Gerry: You couldn't see anything, you couldn't see anything. It was like being in a blizzard. You couldn't see five feet in front of your face, and you certainly couldn't go outside. Before it got anywhere near that [bad], I tried to go out the back door through the loading dock, and as soon as I cracked the door, the wind yanked it open, pulled me outside. I almost fell on my head, and I'm thinking, “Oh, that's how people die in hurricanes.” … It just kept building, it kept building. And there was, like, a roar that just kept going and increasing. And every now and then, you'd hear something rip off of something and go scattering across the parking lot. There were a couple of points during the middle of it when it was at its peak that I actually had (a) true fear that I was in a situation that was completely out of my control. And, at one point, I thought these power cables had come down, and they were slamming against the windows over on one side of the building, and that was the office where we had stashed all the food and the provisions, and I just had a vision of that shattering … I got everybody to take all the food into the middle of the room, and then, we were sitting around in the dark.
The newspaper’s staff had gathered at the office to ride out the hurricane — Gerry said it was far safer than their homes. And without phone service on the islands, living in the same place was the only way to stay in communication. The reporters picked their own rooms to sleep in, taking up available couches and sleeping on the floor. The owner and president of the paper, Archie Nahigian, bunked with them for solidarity, eating canned tuna right alongside them.
Because of power and internet outages, the island was down to a single source of news — a radio station operated by the government. Rumors, Gerry said, were flying. But with the internet down, their readers couldn’t log onto the site to get factual reporting. The road closures and the curfew also made delivering papers difficult. So, Gerry and Archie drove around to hand them out themselves. Here’s how he describes it:
Gerry: If we saw a store open, we’d stop and get out. Or if we saw crowds of people, we’d hand them out. They were surprised. “You printed a paper?” — that was the thing we would hear. And then, they would want one and then they’d say, “Can I have another one? Somebody else wants one.” It was really gratifying to me, too, because people were so thankful to get the paper and astonished that we were handing it out. Like, “Here’s your Daily News. Business as usual.”
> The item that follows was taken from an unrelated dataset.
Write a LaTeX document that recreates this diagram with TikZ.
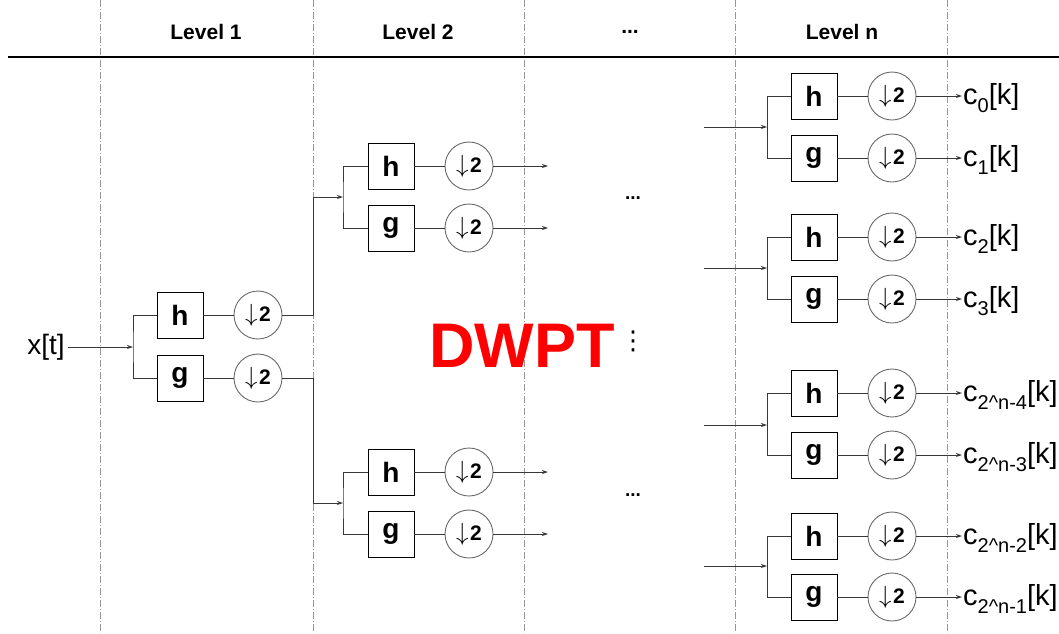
\documentclass[tikz,border=0pt]{standalone}
\usepackage{fontspec}
\setmainfont{Liberation Sans}
\newfontfamily\symfont{DejaVu Sans}
\usetikzlibrary{arrows.meta,positioning}
\definecolor{wiregray}{RGB}{55,55,55}
\definecolor{ringgray}{RGB}{105,105,105}
\definecolor{gridgray}{RGB}{150,150,150}
\definecolor{dwptred}{RGB}{255,0,0}

\tikzset{
  filt/.style={draw=black, line width=0.9pt, minimum size=46pt, inner sep=0pt,
    font=\fontsize{28}{28}\selectfont\bfseries},
  dsamp/.style={circle, draw=ringgray, line width=0.9pt, minimum size=48pt, inner sep=0pt},
  sig/.style={draw=wiregray, line width=0.9pt},
  sigarr/.style={sig, -{Stealth[length=6pt,width=4pt]}},
  lvl/.style={font=\fontsize{21}{21}\selectfont\bfseries},
  gridline/.style={draw=gridgray, line width=0.6pt, dash pattern=on 7pt off 2pt on 1pt off 2pt},
  outlbl/.style={anchor=base west, inner sep=1pt, font=\fontsize{29}{29}\selectfont},
  dots/.style={font=\fontsize{19}{19}\selectfont\bfseries},
}
\newcommand{\dsym}{{\fontsize{25}{25}\selectfont$\downarrow$}\kern1.5pt{\fontsize{21}{21}\selectfont\bfseries 2}}
\newcommand{\idx}[1]{\raisebox{-0.3em}{\fontsize{20}{20}\selectfont #1}}

\begin{document}
\begin{tikzpicture}[x=1pt, y=-1pt]
  \useasboundingbox (0,0) rectangle (1059,633);
  % level separators
  \draw[gridline] (100,0) -- (100,633);
  \draw[gridline] (313,0) -- (313,633);
  \draw[gridline] (524,0) -- (524,633);
  \draw[gridline] (735,0) -- (735,633);
  \draw[gridline] (947,0) -- (947,633);
  \draw[line width=1.2pt] (8,57) -- (1059,57);
  \node[lvl] (lvl1) at (206,32) {Level 1};
  \node[lvl] (lvl2) at (418,32) {Level 2};
  \node[lvl] (lvldots) at (630,32) {...};
  \node[lvl] (lvln) at (842,32) {Level n};

  % level 1
  \node[font=\fontsize{28}{28}\selectfont] (xt) at (46,347) {x[t]};
  \coordinate (b1) at (133,347);
  \node[filt] (h1) at (180,315) {h};
  \node[filt] (g1) at (180,378) {g};
  \node[dsamp] (dh1) at (258,315) {\dsym};
  \node[dsamp] (dg1) at (258,378) {\dsym};
  \draw[sigarr] (xt.east) -- (b1);
  \draw[sig] (h1.west) -| (b1) |- (g1.west);
  \draw[sig] (h1) -- (dh1);
  \draw[sig] (g1) -- (dg1);

  % level 2
  \coordinate (j1) at (313,197);
  \coordinate (j2) at (313,503);
  \coordinate (b2a) at (343,197);
  \coordinate (b2b) at (343,503);
  \node[filt] (h2a) at (391,166) {h};
  \node[filt] (g2a) at (391,228) {g};
  \node[dsamp] (dh2a) at (469,166) {\dsym};
  \node[dsamp] (dg2a) at (469,228) {\dsym};
  \node[filt] (h2b) at (391,472) {h};
  \node[filt] (g2b) at (391,534) {g};
  \node[dsamp] (dh2b) at (469,472) {\dsym};
  \node[dsamp] (dg2b) at (469,534) {\dsym};
  \draw[sigarr] (dh1.east) -| (j1) -- (b2a);
  \draw[sigarr] (dg1.east) -| (j2) -- (b2b);
  \draw[sig] (h2a.west) -| (b2a) |- (g2a.west);
  \draw[sig] (h2b.west) -| (b2b) |- (g2b.west);
  \draw[sig] (h2a) -- (dh2a);
  \draw[sig] (g2a) -- (dg2a);
  \draw[sig] (h2b) -- (dh2b);
  \draw[sig] (g2b) -- (dg2b);
  \coordinate (o2a) at (548,166);
  \coordinate (o2b) at (548,228);
  \coordinate (o2c) at (548,472);
  \coordinate (o2d) at (548,534);
  \draw[sigarr] (dh2a) -- (o2a);
  \draw[sigarr] (dg2a) -- (o2b);
  \draw[sigarr] (dh2b) -- (o2c);
  \draw[sigarr] (dg2b) -- (o2d);

  % middle
  \node[dots] (dotsa) at (633,198) {...};
  \node[dots] (dotsb) at (633,495) {...};
  \node[font=\symfont\fontsize{26}{26}\selectfont] (vdots) at (633,341) {⋮};
  \node[text=dwptred, font=\fontsize{63}{63}\selectfont\bfseries] (dwpt) at (522,346) {DWPT};

  % level n, group 1
  \coordinate (in1) at (704,127);
  \coordinate (bn1) at (767,127);
  \node[filt] (hn1) at (814,96) {h};
  \node[filt] (gn1) at (814,158) {g};
  \node[dsamp] (dhn1) at (892,96) {\dsym};
  \node[dsamp] (dgn1) at (892,158) {\dsym};
  \node[outlbl] (c0) at (962,104) {c\idx{0}[k]};
  \node[outlbl] (c1) at (962,166) {c\idx{1}[k]};
  \draw[sigarr] (in1) -- (bn1);
  \draw[sig] (hn1.west) -| (bn1) |- (gn1.west);
  \draw[sig] (hn1) -- (dhn1);
  \draw[sig] (gn1) -- (dgn1);
  \draw[sigarr] (dhn1.east) -- (dhn1.east -| c0.west);
  \draw[sigarr] (dgn1.east) -- (dgn1.east -| c1.west);

  % level n, group 2
  \coordinate (in2) at (704,268);
  \coordinate (bn2) at (767,268);
  \node[filt] (hn2) at (814,237) {h};
  \node[filt] (gn2) at (814,299) {g};
  \node[dsamp] (dhn2) at (892,237) {\dsym};
  \node[dsamp] (dgn2) at (892,299) {\dsym};
  \node[outlbl] (c2) at (962,245) {c\idx{2}[k]};
  \node[outlbl] (c3) at (962,307) {c\idx{3}[k]};
  \draw[sigarr] (in2) -- (bn2);
  \draw[sig] (hn2.west) -| (bn2) |- (gn2.west);
  \draw[sig] (hn2) -- (dhn2);
  \draw[sig] (gn2) -- (dgn2);
  \draw[sigarr] (dhn2.east) -- (dhn2.east -| c2.west);
  \draw[sigarr] (dgn2.east) -- (dgn2.east -| c3.west);

  % level n, group 3
  \coordinate (in3) at (704,425);
  \coordinate (bn3) at (767,425);
  \node[filt] (hn3) at (814,393) {h};
  \node[filt] (gn3) at (814,455) {g};
  \node[dsamp] (dhn3) at (892,393) {\dsym};
  \node[dsamp] (dgn3) at (892,455) {\dsym};
  \node[outlbl] (c4) at (962,401) {c\idx{2{\char94}n-4}[k]};
  \node[outlbl] (c5) at (962,463) {c\idx{2{\char94}n-3}[k]};
  \draw[sigarr] (in3) -- (bn3);
  \draw[sig] (hn3.west) -| (bn3) |- (gn3.west);
  \draw[sig] (hn3) -- (dhn3);
  \draw[sig] (gn3) -- (dgn3);
  \draw[sigarr] (dhn3.east) -- (dhn3.east -| c4.west);
  \draw[sigarr] (dgn3.east) -- (dgn3.east -| c5.west);

  % level n, group 4
  \coordinate (in4) at (704,566);
  \coordinate (bn4) at (767,566);
  \node[filt] (hn4) at (814,536) {h};
  \node[filt] (gn4) at (814,597) {g};
  \node[dsamp] (dhn4) at (892,536) {\dsym};
  \node[dsamp] (dgn4) at (892,597) {\dsym};
  \node[outlbl] (c6) at (962,544) {c\idx{2{\char94}n-2}[k]};
  \node[outlbl] (c7) at (962,605) {c\idx{2{\char94}n-1}[k]};
  \draw[sigarr] (in4) -- (bn4);
  \draw[sig] (hn4.west) -| (bn4) |- (gn4.west);
  \draw[sig] (hn4) -- (dhn4);
  \draw[sig] (gn4) -- (dgn4);
  \draw[sigarr] (dhn4.east) -- (dhn4.east -| c6.west);
  \draw[sigarr] (dgn4.east) -- (dgn4.east -| c7.west);
\end{tikzpicture}
\end{document}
Eventually, they were able to start updating their website. They waited until a store opened, and stocked up on Wi-Fi hotspots so they could reconnect. Gerry and his staff provided crucial information to their readers. They published a list of people whose family and friends were looking for them, and kept running tallies on which businesses were open. They also dispelled rumors and publicized the failure of the local government to help the most vulnerable citizens. In one case, a front-page story about a woman still living in a destroyed public housing building forced the government to move her.
Jessica: How has this experience changed the way that you think about the news or the paper that you run? And has it changed the way you think about the community that you serve?
Gerry: Yes, actually, it has. You know, a lot of people get into journalism to be idealistic and to change the world, and to fix the wrongs. But we have a function here to get the word out. … So, it just made me realize we have a bigger, deeper purpose here and there’s a reason we’re called The Fourth Estate.
The islands are still recovering from the storm, and The Virgin Islands Daily News will be there every step of the way. Gerry said its journalists have already begun digging into investigative pieces, and will continue to write features on the human impact of the storm. While he said this has been a transformative experience, he’s not eager to cover another storm any time soon.
“You know, that was always something that was on my bucket list as a newspaper guy. I wanted to cover a disaster,” he said. “And I have to say that I'm good now — I don't need to do anymore.”